A BLOG BY CALVIN DEAN:

A BLOG BY CALVIN DEAN: AUTHOR | TROPHY HUSBAND

Thursday, March 12, 2015

Review: What the Night Knows



After reading Darkness Under the Sun by Dean Koontz, the next logical book is What the Night Knows. In this novel, Koontz picks up where ‘Darkness’ leaves off. It’s been twenty years since 14-year-old John Calvino killed mass murderer Alton Blackwood in self defense. Now Calvino is a detective investigating another 14-year-old who killed his family for no apparent reason, and Calvino cannot ignore the similarities between the two murders, so what if they’re 20 years removed from one another. The real giveaway is the statement the 14-year-old utters during an informal interrogation. How could anyone know what Blackwood said to young Calvino 20 years ago? Calvino revealed these words to no one—kept it locked up inside all these years.

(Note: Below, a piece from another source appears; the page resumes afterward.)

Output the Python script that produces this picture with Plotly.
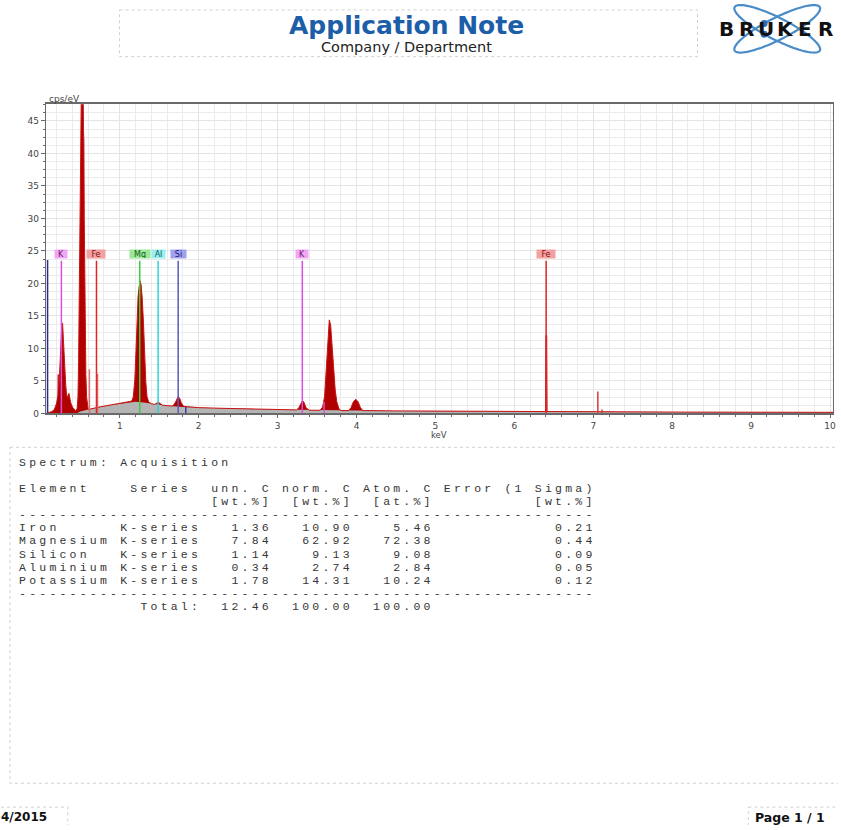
import numpy as np
import plotly.graph_objects as go

PAGE_W, PAGE_H = 841, 830

# ---------------- EDS spectrum: energy [keV] / intensity [cps/eV] ----------------
spec_kev = [0.063, 0.10, 0.14, 0.17, 0.20, 0.215, 0.22, 0.225, 0.235, 0.245, 0.255, 0.265,
            0.275, 0.285, 0.295, 0.305, 0.315, 0.325, 0.335, 0.345, 0.355, 0.365, 0.38,
            0.40, 0.42, 0.44, 0.46, 0.47, 0.478, 0.484, 0.488, 0.495, 0.50, 0.507, 0.513,
            0.525, 0.535, 0.54, 0.545, 0.55, 0.556, 0.562, 0.57, 0.58, 0.59, 0.60, 0.70,
            0.80, 0.90, 1.00, 1.10, 1.15, 1.17, 1.19, 1.205, 1.22, 1.232, 1.245, 1.258,
            1.27, 1.284, 1.30, 1.315, 1.33, 1.345, 1.365, 1.40, 1.44, 1.47, 1.49, 1.51,
            1.54, 1.60, 1.67, 1.70, 1.72, 1.74, 1.76, 1.78, 1.81, 2.00, 2.30, 2.60, 3.00,
            3.24, 3.27, 3.295, 3.315, 3.335, 3.36, 3.40, 3.54, 3.57, 3.595, 3.615, 3.635,
            3.655, 3.672, 3.69, 3.71, 3.73, 3.75, 3.775, 3.80, 3.90, 3.93, 3.96, 3.99,
            4.02, 4.05, 4.08, 4.50, 5.00, 6.00, 6.395, 6.40, 6.41, 6.415, 7.00, 8.00,
            9.00, 10.038]
spec_cps = [0.0, 0.1, 0.3, 0.6, 1.6, 2.8, 6.0, 3.5, 5.5, 9.0, 11.8, 13.4,
            13.9, 11.0, 8.5, 6.2, 4.4, 3.0, 2.4, 2.8, 3.1, 2.5, 1.6,
            1.0, 0.6, 0.4, 0.8, 2.5, 8.0, 16.0, 23.0, 24.0, 30.0, 40.0, 50.0,
            56.0, 52.0, 43.5, 42.0, 30.0, 20.0, 12.0, 6.0, 2.5, 1.0, 0.6, 0.9,
            1.1, 1.3, 1.5, 1.7, 1.9, 2.5, 5.0, 9.5, 15.0, 18.0, 19.5, 20.4,
            19.8, 17.8, 14.0, 9.0, 4.8, 2.6, 1.8, 1.5, 1.4, 1.6, 1.75, 1.55,
            1.3, 1.2, 1.15, 1.6, 2.2, 2.6, 2.3, 1.6, 1.1, 0.9, 0.8, 0.7, 0.6,
            0.55, 0.9, 1.6, 2.0, 1.7, 0.9, 0.5, 0.5, 1.0, 2.6, 6.5, 11.0,
            14.4, 13.6, 10.5, 6.8, 3.6, 1.8, 0.8, 0.45, 0.45, 0.9, 1.8, 2.2,
            1.8, 0.9, 0.45, 0.4, 0.35, 0.3, 0.3, 12.0, 12.0, 0.3, 0.25, 0.22,
            0.2, 0.18]

# fitted continuum (bremsstrahlung background)
bg_kev = [0.45, 0.50, 0.60, 0.70, 0.80, 0.90, 1.00, 1.10, 1.20, 1.30, 1.40, 1.50,
          1.60, 1.80, 2.00, 2.30, 2.60, 3.00, 3.50, 4.00, 4.50, 5.00, 6.00, 7.00,
          8.00, 9.00, 10.038]
bg_cps = [0.0, 0.3, 0.6, 0.9, 1.1, 1.3, 1.5, 1.7, 1.8, 1.7, 1.5, 1.3,
          1.2, 1.0, 0.9, 0.8, 0.7, 0.6, 0.5, 0.45, 0.4, 0.35, 0.3, 0.25,
          0.22, 0.2, 0.18]

# labelled element lines
line_names = ["K", "Fe", "Mg", "Al", "Si", "K", "Fe"]
line_kev = [0.26, 0.705, 1.253, 1.486, 1.740, 3.313, 6.403]
LINE_TOP = 23.5
LABEL_Y = 24.5

# secondary (unlabelled) lines
aux_kev = [0.085, 0.615, 0.718, 1.836, 3.589, 7.058, 7.11]
aux_cps = [23.6, 6.8, 6.1, 1.0, 1.8, 3.4, 0.6]
aux_col = ["#2e2e8a", "#e07070", "#e07070", "#3a3aa8", "#d94fd9", "#d83a3a", "#d83a3a"]

# element colour scheme: line, label background, label text, label width (px)
elem_style = {
    "K":  ("#d94fd9", "#f3a6f3", "#6e1a6e", 12),
    "Fe": ("#e02828", "#f2a0a0", "#861010", 18),
    "Mg": ("#3ccc3c", "#9be89b", "#145a14", 20),
    "Al": ("#2ed3d3", "#9af0f0", "#0b5a5a", 13),
    "Si": ("#5a5ac0", "#a0a0f0", "#1b1b6e", 15),
}

# ---------------- quantification results ----------------
elements = ["Iron", "Magnesium", "Silicon", "Aluminium", "Potassium"]
series = ["K-series", "K-series", "K-series", "K-series", "K-series"]
unn_c = [1.36, 7.84, 1.14, 0.34, 1.78]
norm_c = [10.90, 62.92, 9.13, 2.74, 14.31]
atom_c = [5.46, 72.38, 9.08, 2.84, 10.24]
sigma = [0.21, 0.44, 0.09, 0.05, 0.12]
totals = [12.46, 100.00, 100.00]

# ---------------- page geometry (pixels) ----------------
PLOT_L, PLOT_R, PLOT_T, PLOT_B = 46, 836, 105, 416
X_RANGE = [0.063, 10.038]
Y_RANGE = [0, 47.55]

TAB_X0, TAB_CW = 17.5, 10.15          # table text origin and character pitch
TAB_Y0, TAB_PITCH = 466, 13.15        # first table line and line pitch
FONT_UI = "DejaVu Sans"
FONT_MONO = "Liberation Mono"

fig = go.Figure()

# spectrum (filled), background continuum, and spectrum outline
fig.add_trace(go.Scatter(x=spec_kev, y=spec_cps, mode="lines", fill="tozeroy",
                         fillcolor="#b00000", line=dict(color="#b00000", width=0),
                         hoverinfo="skip", showlegend=False))
fig.add_trace(go.Scatter(x=bg_kev, y=bg_cps, mode="lines", fill="tozeroy",
                         fillcolor="#b4b4b4", line=dict(color="#b4b4b4", width=0),
                         hoverinfo="skip", showlegend=False))
fig.add_trace(go.Scatter(x=spec_kev, y=spec_cps, mode="lines",
                         line=dict(color="#c81414", width=1),
                         hoverinfo="skip", showlegend=False))

shapes = []
annotations = []

# secondary lines
for e, h, c in zip(aux_kev, aux_cps, aux_col):
    shapes.append(dict(type="line", xref="x", yref="y", x0=e, x1=e, y0=0, y1=h,
                       line=dict(color=c, width=1.5)))

# labelled element lines
for name, e in zip(line_names, line_kev):
    lc, bc, tc, w = elem_style[name]
    shapes.append(dict(type="line", xref="x", yref="y", x0=e, x1=e, y0=0, y1=LINE_TOP,
                       line=dict(color=lc, width=1.5)))
    annotations.append(dict(xref="x", yref="y", x=e, y=LABEL_Y, text=name,
                            showarrow=False, bgcolor=bc, width=w, height=8,
                            borderpad=0, font=dict(family=FONT_UI, size=8, color=tc)))

# axis captions
annotations.append(dict(xref="x2", yref="y2", x=48, y=100, text="cps/eV", showarrow=False,
                        xanchor="left", borderpad=0,
                        font=dict(family=FONT_UI, size=9, color="#444")))
annotations.append(dict(xref="x2", yref="y2", x=441, y=437.5, text="keV", showarrow=False,
                        borderpad=0, font=dict(family=FONT_UI, size=8.5, color="#444")))

# ---------------- header ----------------
dotted = dict(color="#cfcfcf", width=1, dash="dot")
shapes.append(dict(type="rect", xref="x2", yref="y2", x0=120, x1=700, y0=10, y1=57,
                   line=dotted, layer="below"))
annotations.append(dict(xref="x2", yref="y2", x=408, y=25.5, text="<b>Application Note</b>",
                        showarrow=False, borderpad=0,
                        font=dict(family=FONT_UI, size=25, color="#1d5ea8")))
annotations.append(dict(xref="x2", yref="y2", x=408, y=47.5, text="Company / Department",
                        showarrow=False, borderpad=0,
                        font=dict(family=FONT_UI, size=14.5, color="#222")))

# logo: two crossing orbits with electrons, and lettering
cx, cy, a, b = 780, 29, 48, 11
t = np.linspace(0, 2 * np.pi, 90)
orbit_pts = []
for ang in (np.deg2rad(27), np.deg2rad(-27)):
    ox = cx + a * np.cos(t) * np.cos(ang) - b * np.sin(t) * np.sin(ang)
    oy = cy + a * np.cos(t) * np.sin(ang) + b * np.sin(t) * np.cos(ang)
    orbit_pts.append((ox, oy))
    path = "M " + " L ".join(f"{x:.2f},{y:.2f}" for x, y in zip(ox, oy)) + " Z"
    shapes.append(dict(type="path", xref="x2", yref="y2", path=path,
                       line=dict(color="#4a8cc8", width=2.2)))
for (ox, oy), (tx, ty) in zip(orbit_pts, [(759, 49), (758, 11)]):
    k = int(np.argmin((ox - tx) ** 2 + (oy - ty) ** 2))
    shapes.append(dict(type="circle", xref="x2", yref="y2", x0=ox[k] - 3.5, x1=ox[k] + 3.5,
                       y0=oy[k] - 3.5, y1=oy[k] + 3.5, fillcolor="#2b6db5",
                       line=dict(width=0)))
for i, ch in enumerate("BRUKER"):
    annotations.append(dict(xref="x2", yref="y2", x=729.5 + i * 19.7, y=29, text=f"<b>{ch}</b>",
                            showarrow=False, borderpad=0,
                            font=dict(family=FONT_UI, size=20, color="#111")))

# ---------------- results table ----------------
shapes.append(dict(type="rect", xref="x2", yref="y2", x0=10, x1=860, y0=450, y1=788,
                   line=dotted, layer="below"))

table_lines = ["Spectrum: Acquisition",
               "",
               "Element    Series  unn. C norm. C Atom. C Error (1 Sigma)",
               " " * 19 + "[wt.%]  [wt.%]  [at.%]" + " " * 10 + "[wt.%]",
               "-" * 57]
for el, se, u, n, at, s in zip(elements, series, unn_c, norm_c, atom_c, sigma):
    table_lines.append(f"{el:<10}{se:<8}{u:>7.2f}{n:>8.2f}{at:>8.2f}{s:>16.2f}")
table_lines.append("-" * 57)
table_lines.append(" " * 12 + "Total:" + f"{totals[0]:>7.2f}{totals[1]:>8.2f}{totals[2]:>8.2f}")

cx_list, cy_list, ch_list = [], [], []
for row, txt in enumerate(table_lines):
    for col, ch in enumerate(txt):
        if ch != " ":
            cx_list.append(TAB_X0 + (col + 0.5) * TAB_CW)
            cy_list.append(TAB_Y0 + row * TAB_PITCH)
            ch_list.append(ch)
fig.add_trace(go.Scatter(x=cx_list, y=cy_list, text=ch_list, mode="text",
                         textposition="middle center",
                         textfont=dict(family=FONT_MONO, size=11.5, color="#363636"),
                         xaxis="x2", yaxis="y2", hoverinfo="skip", showlegend=False))

# ---------------- footer ----------------
shapes.append(dict(type="rect", xref="x2", yref="y2", x0=-5, x1=68, y0=812, y1=834,
                   line=dotted, layer="below"))
shapes.append(dict(type="rect", xref="x2", yref="y2", x0=751, x1=850, y0=812, y1=834,
                   line=dotted, layer="below"))
annotations.append(dict(xref="x2", yref="y2", x=0, y=822, text="<b>4/2015</b>", xanchor="left",
                        showarrow=False, borderpad=0,
                        font=dict(family=FONT_UI, size=12, color="#111")))
annotations.append(dict(xref="x2", yref="y2", x=829, y=822, text="<b>Page 1 / 1</b>",
                        xanchor="right", showarrow=False, borderpad=0,
                        font=dict(family=FONT_UI, size=12.5, color="#111")))

axis_col = "#6a6a6a"
fig.update_layout(
    width=PAGE_W, height=PAGE_H,
    margin=dict(l=0, r=0, t=0, b=0),
    paper_bgcolor="white", plot_bgcolor="rgba(0,0,0,0)",
    showlegend=False,
    shapes=shapes, annotations=annotations,
    xaxis=dict(domain=[PLOT_L / PAGE_W, PLOT_R / PAGE_W], range=X_RANGE, anchor="y",
               tick0=0, dtick=1, ticks="outside", ticklen=3, tickcolor=axis_col,
               showgrid=True, gridcolor="#e4e4e4", gridwidth=1, zeroline=False,
               showline=True, linecolor=axis_col, linewidth=1.5, mirror=True,
               tickfont=dict(family=FONT_UI, size=9, color="#444"),
               minor=dict(dtick=0.2, tick0=0, showgrid=True, gridcolor="#ebebeb",
                          ticks="outside", ticklen=2, tickcolor=axis_col)),
    yaxis=dict(domain=[1 - PLOT_B / PAGE_H, 1 - PLOT_T / PAGE_H], range=Y_RANGE, anchor="x",
               tick0=0, dtick=5, ticks="outside", ticklen=4, tickcolor=axis_col,
               showgrid=True, gridcolor="#e4e4e4", gridwidth=1, zeroline=False,
               showline=True, linecolor=axis_col, linewidth=1, mirror=True,
               tickfont=dict(family=FONT_UI, size=9, color="#444"),
               minor=dict(dtick=1.25, tick0=0, showgrid=True, gridcolor="#ebebeb",
                          ticks="outside", ticklen=2, tickcolor=axis_col)),
    xaxis2=dict(domain=[0, 1], range=[0, PAGE_W], anchor="y2", visible=False, fixedrange=True),
    yaxis2=dict(domain=[0, 1], range=[PAGE_H, 0], anchor="x2", visible=False, fixedrange=True),
)

fig.write_html("out.html")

Now Calvino has a family of his own and fears the ghost of Blackwood is coming after his family. After all, he promised he would. It takes over 400 pages to sort it all out, and trust me, the pages fly by…up until the final chapter or two. Oh, don’t get me wrong, they still fly by, but in an effort to bring the story to a crescendo, Koontz delivers too much too fast. Sometimes less is more. At least that’s my impression. The story ends satisfactorily, but perhaps the ride became a little bumpier than necessary. What the Night Knows is still a fantastic read, but the ending prompts me to award 4-Stars instead of the 5 I felt it deserved…right up until that overreaching crescendo.

(I read What the Night Knows on my Kindle for Android during Spring Break 2015.)